States that have opted to expand their Medicaid programs since 2014 under the Affordable Care Act (Obamacare) have a much lower rate of lack of health insurance in their adult HIV populations, AJMC reports.

Additionally, according to a new study presented at the International AIDS Conference (AIDS 2020), which was held virtually last week, the Ryan White HIV/AIDS Program remains a vital source of health coverage, even for those who are privately insured.

Two researchers from the Kaiser Family Foundation, associate director of HIV policy Lindsey Dawson, MPP, and senior vice president and director of global health and HIV policy Jennifer Kates, PhD, MPA, reported findings from the study.

The researchers based their analysis in part on 2015 to 2018 data from the Centers for Disease Control and Prevention’s Medical Monitoring Project.
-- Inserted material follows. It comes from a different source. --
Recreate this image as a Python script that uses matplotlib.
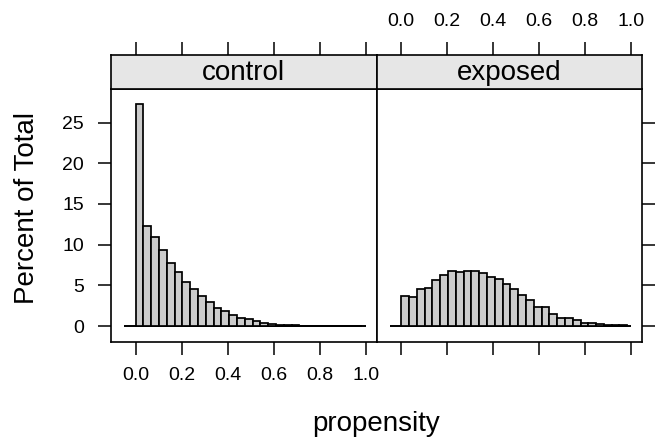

In 2018, 40% of adults with HIV received insurance coverage through Medicaid, while 35% were privately insured, 8% had Medicare and 7% had another form of insurance, such as coverage through the Veteran’s Administration. Eleven percent were uninsured. This finding indicates that health coverage rates in the HIV population remained stable between 2015 and 2018.

By comparison, 56% of the general U.S. population has private insurance coverage.
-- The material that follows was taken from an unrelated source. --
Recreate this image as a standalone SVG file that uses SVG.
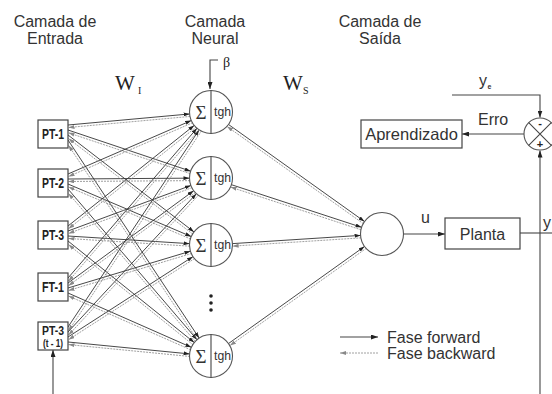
<svg xmlns="http://www.w3.org/2000/svg" width="552" height="394" viewBox="0 0 552 394">
<style>
.t{font-family:"Liberation Sans",Arial,sans-serif;fill:#333;font-size:16px}
.c{text-anchor:middle}
.box{fill:#fff;stroke:#444;stroke-width:1.2}
.lb{font-family:"Liberation Sans",Arial,sans-serif;font-weight:bold;fill:#222;text-anchor:middle}
.f{stroke:#333;stroke-width:0.9;fill:none;marker-end:url(#mf)}
.b{stroke:#888;stroke-width:0.8;stroke-dasharray:2 1;fill:none;marker-end:url(#mb)}
.bo{stroke:#888;stroke-width:0.8;stroke-dasharray:2 1;fill:none;marker-end:url(#mbo)}
.ln{stroke:#444;stroke-width:1.1;fill:none}
.ar{marker-end:url(#ah)}
.neu{fill:#fff;stroke:#555;stroke-width:1.1}
.sig{font-family:"Liberation Serif","Times New Roman",serif;font-size:19px;fill:#333;text-anchor:middle}
.tgh{font-family:"Liberation Sans",Arial,sans-serif;font-size:12px;fill:#333}
.w{font-family:"Liberation Serif","Times New Roman",serif;fill:#222}
</style>
<defs>
<marker id="mf" markerUnits="userSpaceOnUse" markerWidth="6" markerHeight="4" viewBox="0 0 6 4" refX="27.5" refY="2" orient="auto"><path d="M0,0 L6,2 L0,4 z" fill="#222"/></marker>
<marker id="mbo" markerUnits="userSpaceOnUse" markerWidth="6" markerHeight="4" viewBox="0 0 6 4" refX="27.5" refY="2" orient="auto"><path d="M0,0 L6,2 L0,4 z" fill="#888"/></marker>
<marker id="mb" markerUnits="userSpaceOnUse" markerWidth="6" markerHeight="4" viewBox="0 0 6 4" refX="6" refY="2" orient="auto"><path d="M0,0 L6,2 L0,4 z" fill="#888"/></marker>
<marker id="ah" markerUnits="userSpaceOnUse" markerWidth="7" markerHeight="5" viewBox="0 0 7 5" refX="7" refY="2.5" orient="auto"><path d="M0,0 L7,2.5 L0,5 z" fill="#222"/></marker>
</defs>
<rect width="552" height="394" fill="#fff"/>

<g id="titles">
<text class="t c" x="55" y="27">Camada de</text>
<text class="t c" x="55" y="44">Entrada</text>
<text class="t c" x="215" y="27">Camada</text>
<text class="t c" x="215" y="44">Neural</text>
<text class="t c" x="380" y="27">Camada de</text>
<text class="t c" x="380" y="44">Saída</text>
<text class="w" x="115" y="90" font-size="21">W</text>
<text class="w" x="138" y="94" font-size="10">I</text>
<text class="w" x="283" y="90" font-size="21">W</text>
<text class="w" x="303" y="94" font-size="10">S</text>
</g>

<g id="connectors">
<line class="f" x1="68" y1="125" x2="211" y2="112"/>
<line class="f" x1="68" y1="130" x2="211" y2="178"/>
<line class="f" x1="68" y1="135" x2="211" y2="245"/>
<line class="f" x1="68" y1="140" x2="211" y2="356"/>
<line class="f" x1="68" y1="174" x2="211" y2="112"/>
<line class="f" x1="68" y1="179" x2="211" y2="178"/>
<line class="f" x1="68" y1="184" x2="211" y2="245"/>
<line class="f" x1="68" y1="189" x2="211" y2="356"/>
<line class="f" x1="68" y1="226" x2="211" y2="112"/>
<line class="f" x1="68" y1="231" x2="211" y2="178"/>
<line class="f" x1="68" y1="236" x2="211" y2="245"/>
<line class="f" x1="68" y1="241" x2="211" y2="356"/>
<line class="f" x1="68" y1="278" x2="211" y2="112"/>
<line class="f" x1="68" y1="283" x2="211" y2="178"/>
<line class="f" x1="68" y1="288" x2="211" y2="245"/>
<line class="f" x1="68" y1="293" x2="211" y2="356"/>
<line class="f" x1="68" y1="327" x2="211" y2="112"/>
<line class="f" x1="68" y1="332" x2="211" y2="178"/>
<line class="f" x1="68" y1="337" x2="211" y2="245"/>
<line class="f" x1="68" y1="342" x2="211" y2="356"/>
<line class="b" x1="211.2" y1="114.5" x2="68.5" y2="127.5"/>
<line class="b" x1="210.2" y1="180.4" x2="68.5" y2="132.8"/>
<line class="b" x1="209.5" y1="247" x2="68.5" y2="138.5"/>
<line class="b" x1="208.9" y1="357.4" x2="68.5" y2="145.3"/>
<line class="b" x1="212" y1="114.3" x2="68.5" y2="176.5"/>
<line class="b" x1="211" y1="180.5" x2="68.5" y2="181.5"/>
<line class="b" x1="210" y1="247.3" x2="68.5" y2="186.9"/>
<line class="b" x1="209.1" y1="357.6" x2="68.5" y2="193.4"/>
<line class="b" x1="212.6" y1="114" x2="68.5" y2="228.8"/>
<line class="b" x1="211.9" y1="180.3" x2="68.5" y2="233.5"/>
<line class="b" x1="210.8" y1="247.5" x2="68.5" y2="238.5"/>
<line class="b" x1="209.4" y1="358" x2="68.5" y2="244.6"/>
<line class="b" x1="212.9" y1="113.6" x2="68.5" y2="281.2"/>
<line class="b" x1="212.5" y1="180" x2="68.5" y2="285.7"/>
<line class="b" x1="211.7" y1="247.4" x2="68.5" y2="290.5"/>
<line class="b" x1="210" y1="358.3" x2="68.5" y2="296"/>
<line class="b" x1="213.1" y1="113.4" x2="68.5" y2="330.8"/>
<line class="b" x1="212.8" y1="179.7" x2="68.5" y2="335.1"/>
<line class="b" x1="212.4" y1="247.1" x2="68.5" y2="339.7"/>
<line class="b" x1="210.8" y1="358.5" x2="68.5" y2="344.6"/>
<line class="f" x1="211" y1="112" x2="382" y2="234"/>
<line class="f" x1="211" y1="178" x2="382" y2="234"/>
<line class="f" x1="211" y1="245" x2="382" y2="234"/>
<line class="f" x1="211" y1="356" x2="382" y2="234"/>
<line class="bo" x1="380.6" y1="236" x2="209.6" y2="114"/>
<line class="bo" x1="381.2" y1="236.4" x2="210.2" y2="180.4"/>
<line class="bo" x1="382.2" y1="236.5" x2="211.2" y2="247.5"/>
<line class="bo" x1="383.5" y1="236" x2="212.5" y2="358"/>
<path class="ln ar" d="M218,60 H210 V89"/>
<path class="ln ar" d="M403.5,234 H445"/>
<path class="ln" d="M520,233 H552"/>
<path class="ln ar" d="M452,95 H540 V117.5"/>
<path class="ln ar" d="M524,134 H462"/>
<path class="ln ar" d="M540,394 V150.5"/>
<path class="ln ar" d="M53,394 V350"/>
</g>

<g id="n1"><circle class="neu" cx="211" cy="112" r="21.5"/><line class="ln" x1="211" y1="90.5" x2="211" y2="133.5"/><text class="sig" x="201" y="119">Σ</text><text class="tgh" x="214" y="116" textLength="17" lengthAdjust="spacingAndGlyphs">tgh</text></g>
<g id="n2"><circle class="neu" cx="211" cy="178" r="21.5"/><line class="ln" x1="211" y1="156.5" x2="211" y2="199.5"/><text class="sig" x="201" y="185">Σ</text><text class="tgh" x="214" y="182" textLength="17" lengthAdjust="spacingAndGlyphs">tgh</text></g>
<g id="n3"><circle class="neu" cx="211" cy="245" r="21.5"/><line class="ln" x1="211" y1="223.5" x2="211" y2="266.5"/><text class="sig" x="201" y="252">Σ</text><text class="tgh" x="214" y="249" textLength="17" lengthAdjust="spacingAndGlyphs">tgh</text></g>
<g id="n4"><circle class="neu" cx="211" cy="356" r="21.5"/><line class="ln" x1="211" y1="334.5" x2="211" y2="377.5"/><text class="sig" x="201" y="363">Σ</text><text class="tgh" x="214" y="360" textLength="17" lengthAdjust="spacingAndGlyphs">tgh</text></g>
<g id="dots" fill="#222"><circle cx="211" cy="296" r="1.8"/><circle cx="211" cy="303" r="1.8"/><circle cx="211" cy="310" r="1.8"/></g>
<g id="beta"><text class="w" x="223" y="67" font-size="14">β</text></g>

<g id="pt1"><rect class="box" x="38" y="120" width="30" height="28"/><text class="lb" x="53" y="139" font-size="14" textLength="22" lengthAdjust="spacingAndGlyphs">PT-1</text></g>
<g id="pt2"><rect class="box" x="38" y="169" width="30" height="28"/><text class="lb" x="53" y="188" font-size="14" textLength="22" lengthAdjust="spacingAndGlyphs">PT-2</text></g>
<g id="pt3"><rect class="box" x="38" y="221" width="30" height="28"/><text class="lb" x="53" y="240" font-size="14" textLength="22" lengthAdjust="spacingAndGlyphs">PT-3</text></g>
<g id="ft1"><rect class="box" x="38" y="273" width="30" height="28"/><text class="lb" x="53" y="292" font-size="14" textLength="22" lengthAdjust="spacingAndGlyphs">FT-1</text></g>
<g id="pt3t1"><rect class="box" x="38" y="322" width="30" height="28"/><text class="lb" x="53" y="335" font-size="13" textLength="22" lengthAdjust="spacingAndGlyphs">PT-3</text><text class="lb" x="53" y="347" font-size="10" textLength="20" lengthAdjust="spacingAndGlyphs">(t - 1)</text></g>

<g id="out"><circle class="neu" cx="382" cy="234" r="21.5"/></g>
<g id="u"><text class="t" x="421" y="223">u</text></g>
<g id="planta"><rect class="box" x="445" y="218" width="75" height="31"/><text class="t c" x="482.5" y="240">Planta</text></g>
<g id="y"><text class="t" x="543" y="228">y</text></g>
<g id="aprendizado"><rect class="box" x="361" y="120" width="101" height="28"/><text class="t c" x="411.5" y="140" style="font-size:16.5px">Aprendizado</text></g>
<g id="erro"><text class="t" x="478" y="125">Erro</text></g>
<g id="ye"><text class="t" x="479" y="86">y</text><text class="t" x="487.5" y="89" style="font-size:7px;font-weight:bold">e</text></g>
<g id="sum"><circle class="neu" cx="540" cy="134" r="16"/><path class="ln" d="M528.7,122.7 L551.3,145.3 M551.3,122.7 L528.7,145.3" stroke="#999"/><text x="540" y="127" font-family="Liberation Sans,Arial,sans-serif" font-weight="bold" font-size="11" text-anchor="middle" fill="#222">-</text><text x="540" y="148" font-family="Liberation Sans,Arial,sans-serif" font-weight="bold" font-size="11" text-anchor="middle" fill="#222">+</text></g>

<g id="legend">
<path class="ln ar" d="M340,337 H378"/>
<line class="b" x1="378" y1="353" x2="340" y2="353"/>
<text class="t" x="387" y="343">Fase forward</text>
<text class="t" x="387" y="359">Fase backward</text>
</g>
</svg>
In the states that expanded their Medicaid programs, 46% of HIV-positive individuals were on Medicaid, 34% had private insurance and 15% had Medicare plus other coverage. In the states that did not expand Medicaid, those rates were 36%, 30% and 14%, respectively. In expansion states, 6% were uninsured, compared with 20% in the nonexpansion states.
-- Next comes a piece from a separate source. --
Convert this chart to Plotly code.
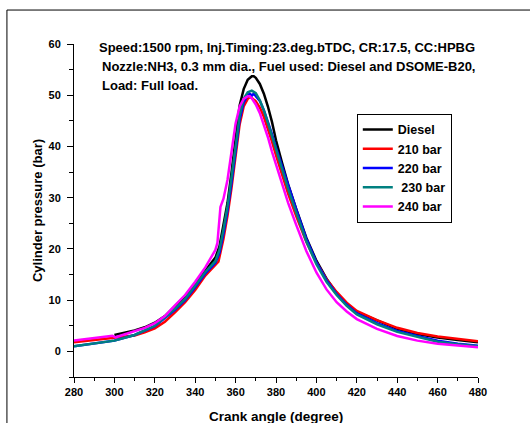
import plotly.graph_objects as go

# Crank angle (degree) and cylinder pressure (bar) for each fuel / injection pressure
diesel_angle = [300, 305, 310, 315, 320, 325, 330, 335, 340, 345, 350, 352, 354, 356, 358, 360,
                362, 364, 366, 368, 369, 370, 372, 374, 376, 378, 380, 383, 386, 390, 395, 400,
                405, 410, 415, 420, 430, 440, 450, 460, 470, 480]
diesel_p = [3.2, 3.6, 4.1, 4.7, 5.6, 6.9, 8.8, 10.8, 13.2, 15.8, 18.3, 20.5, 24.5, 29.0, 35.0, 42.0,
            48.0, 51.2, 53.0, 53.7, 53.7, 53.4, 52.2, 50.3, 47.8, 44.8, 41.2, 36.8, 32.6, 27.8, 22.2, 17.7,
            14.2, 11.4, 9.3, 7.7, 6.0, 4.4, 3.4, 2.7, 2.2, 1.8]

b210_angle = [280, 290, 300, 305, 310, 315, 320, 325, 330, 335, 340, 345, 350, 351.5, 354, 356,
              358, 360, 362, 364, 366, 367, 368, 370, 372, 374, 376, 378, 380, 383, 386, 390,
              395, 400, 405, 410, 415, 420, 430, 440, 450, 460, 470, 480]
b210_p = [1.8, 2.2, 2.6, 2.8, 3.1, 3.7, 4.5, 5.8, 7.6, 9.6, 12.0, 14.8, 16.9, 17.5, 22.0, 26.5,
          32.0, 38.5, 44.3, 47.8, 49.3, 49.6, 49.5, 48.8, 47.6, 45.8, 43.5, 41.0, 38.3, 34.5, 30.8, 26.4,
          21.4, 17.3, 14.1, 11.6, 9.5, 7.9, 6.1, 4.6, 3.6, 2.9, 2.4, 2.0]

b220_angle = [280, 290, 300, 310, 320, 330, 335, 340, 345, 350, 352, 354, 356, 358, 360, 362,
              364, 366, 367, 368, 369, 370, 372, 374, 376, 378, 380, 383, 386, 390, 395, 400,
              405, 410, 415, 420, 430, 440, 450, 460, 470, 480]
b220_p = [1.0, 1.5, 2.1, 3.2, 4.9, 8.1, 10.0, 12.5, 15.2, 17.3, 19.2, 23.0, 27.5, 33.0, 39.5, 45.2,
          48.6, 50.0, 50.3, 49.9, 50.3, 49.9, 48.9, 47.1, 44.9, 42.4, 39.8, 36.1, 32.3, 27.7, 22.0, 17.4,
          13.9, 11.2, 9.1, 7.4, 5.5, 4.0, 3.0, 2.1, 1.5, 1.1]

b230_angle = [280, 290, 300, 310, 320, 330, 335, 340, 345, 350, 352, 354, 356, 358, 360, 362,
              364, 366, 368, 370, 372, 374, 376, 378, 380, 383, 386, 390, 395, 400, 405, 410,
              415, 420, 430, 440, 450, 460, 470, 480]
b230_p = [1.0, 1.5, 2.1, 3.2, 5.0, 8.3, 10.2, 12.8, 15.5, 17.6, 19.8, 23.8, 28.3, 34.0, 40.5, 46.0,
          49.3, 50.6, 50.9, 50.4, 49.0, 47.0, 44.6, 42.0, 39.3, 35.5, 31.7, 27.1, 21.5, 17.0, 13.6, 11.0,
          8.9, 7.2, 5.3, 3.8, 2.8, 1.9, 1.4, 1.0]

b240_angle = [280, 290, 299, 300.5, 305, 310, 315, 320, 325, 330, 335, 340, 345, 350, 351, 352.5,
              354, 356, 358, 360, 362, 364, 366, 367, 368, 370, 372, 374, 376, 378, 380, 383,
              386, 390, 395, 400, 405, 410, 415, 420, 430, 440, 450, 460, 470, 480]
b240_p = [2.1, 2.6, 3.05, 2.75, 3.3, 3.9, 4.6, 5.5, 6.9, 9.0, 11.0, 13.6, 16.4, 19.8, 21.2, 28.2,
          29.8, 33.5, 39.0, 44.5, 47.8, 49.3, 49.8, 49.8, 49.4, 48.2, 46.5, 44.3, 41.8, 39.0, 36.4, 32.7,
          29.0, 24.7, 19.6, 15.4, 12.1, 9.6, 7.8, 6.3, 4.4, 3.0, 2.1, 1.5, 1.1, 0.8]

series = [
    ("Diesel", diesel_angle, diesel_p, "#000000"),
    ("210 bar", b210_angle, b210_p, "#ff0000"),
    ("220 bar", b220_angle, b220_p, "#0000ff"),
    ("\u00a0230 bar", b230_angle, b230_p, "#008080"),
    ("240 bar", b240_angle, b240_p, "#ff00ff"),
]

FONT = "Liberation Sans, Arial, sans-serif"

fig = go.Figure()
for name, xs, ys, color in series:
    fig.add_trace(go.Scatter(x=xs, y=ys, mode="lines", name=name,
                             line=dict(color=color, width=2.5)))

# Outer frame (top and left edges visible inside the page)
fig.add_shape(type="rect", xref="paper", yref="paper",
              x0=-0.166, x1=1.3, y0=-0.3, y1=1.102,
              line=dict(color="black", width=1), fillcolor="rgba(0,0,0,0)")

info_lines = [
    ("Speed:1500 rpm, Inj.Timing:23.deg.bTDC, CR:17.5, CC:HPBG", 0.057, 0.988),
    ("Nozzle:NH3, 0.3 mm dia., Fuel used: Diesel and DSOME-B20,", 0.064, 0.932),
    ("Load: Full load.", 0.064, 0.874),
]
for text, x, y in info_lines:
    fig.add_annotation(text=text, xref="paper", yref="paper", x=x, y=y,
                       xanchor="left", yanchor="middle", showarrow=False,
                       font=dict(family=FONT, size=13, color="black", weight="bold"))

# X-axis title placed low, near the bottom edge of the page
fig.add_annotation(text="Crank angle (degree)", xref="paper", yref="paper",
                   x=0.5, y=-0.12, xanchor="center", yanchor="middle", showarrow=False,
                   font=dict(family=FONT, size=13.5, color="black", weight="bold"))

fig.update_layout(
    width=530, height=423,
    margin=dict(l=74, r=52, t=44, b=46),
    paper_bgcolor="white", plot_bgcolor="white",
    font=dict(family=FONT, color="black"),
    showlegend=True,
    legend=dict(x=0.700, y=0.790, xanchor="left", yanchor="top",
                bordercolor="black", borderwidth=1, bgcolor="white",
                font=dict(family=FONT, size=12.5, color="black", weight="bold"),
                tracegroupgap=0),
    xaxis=dict(range=[280, 480], tick0=280, dtick=20, ticks="outside", ticklen=5,
               tickcolor="black", showline=True, linecolor="black", linewidth=1,
               showgrid=False, zeroline=False, automargin=False,
               tickfont=dict(family=FONT, size=11, color="black", weight="bold"),
               minor=dict(dtick=10, ticks="outside", ticklen=3, tickcolor="black")),
    yaxis=dict(range=[-5, 60], tick0=0, dtick=10, ticks="outside", ticklen=6,
               tickcolor="black", showline=True, linecolor="black", linewidth=1,
               showgrid=False, zeroline=False, ticklabelstandoff=4, automargin=False,
               tickfont=dict(family=FONT, size=11, color="black", weight="bold"),
               minor=dict(dtick=5, ticks="outside", ticklen=4, tickcolor="black"),
               title=dict(text="Cylinder pressure (bar)", standoff=2,
                          font=dict(family=FONT, size=13, color="black", weight="bold"))),
)

fig.write_html("out.html")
The proportion of various subpopulations of people with HIV who were privately insured was 45% among whites, 39% among men, 23% among women, 31% among Blacks and 28% among Latinos.

Fifty-four percent of women and 36% of men had Medicaid. Fourteen percent of Blacks and 15% of Latinos were uninsured, compared with 4% of whites.

Forty-six percent of adults with HIV received medical care that was covered by Ryan White, including 82% of those who did not have insurance, 62% of those with Medicare and 38% of those with private insurance. Among those with private insurance, the proportion relying on Ryan White was 56% among those with an Obamacare health plan (called a marketplace plan) compared with 32% among those with employer-provided health coverage.

Those who received Ryan White–provided care, compared with those who did not, had higher rates of full suppression of HIV, including 75% versus 69% among those with private insurance, 64% versus 59% among those with Medicaid, 73% versus 67% among those with Medicare and 60% versus 54% among those without insurance.

In the study population as a whole, 68% of those with HIV had an undetectable viral load at their last test, and 62% had evidence indicating they had sustained fully suppressed virus over time.

“The findings from this study will provide the latest nationally representative data on insurance coverage of people with HIV in the U.S. as well as the relationship between coverage and viral suppression,” Dawson said. “Such data are critical for monitoring and assessing changes in the U.S. health financing landscape and their impact on the coverage and health of those with HIV.”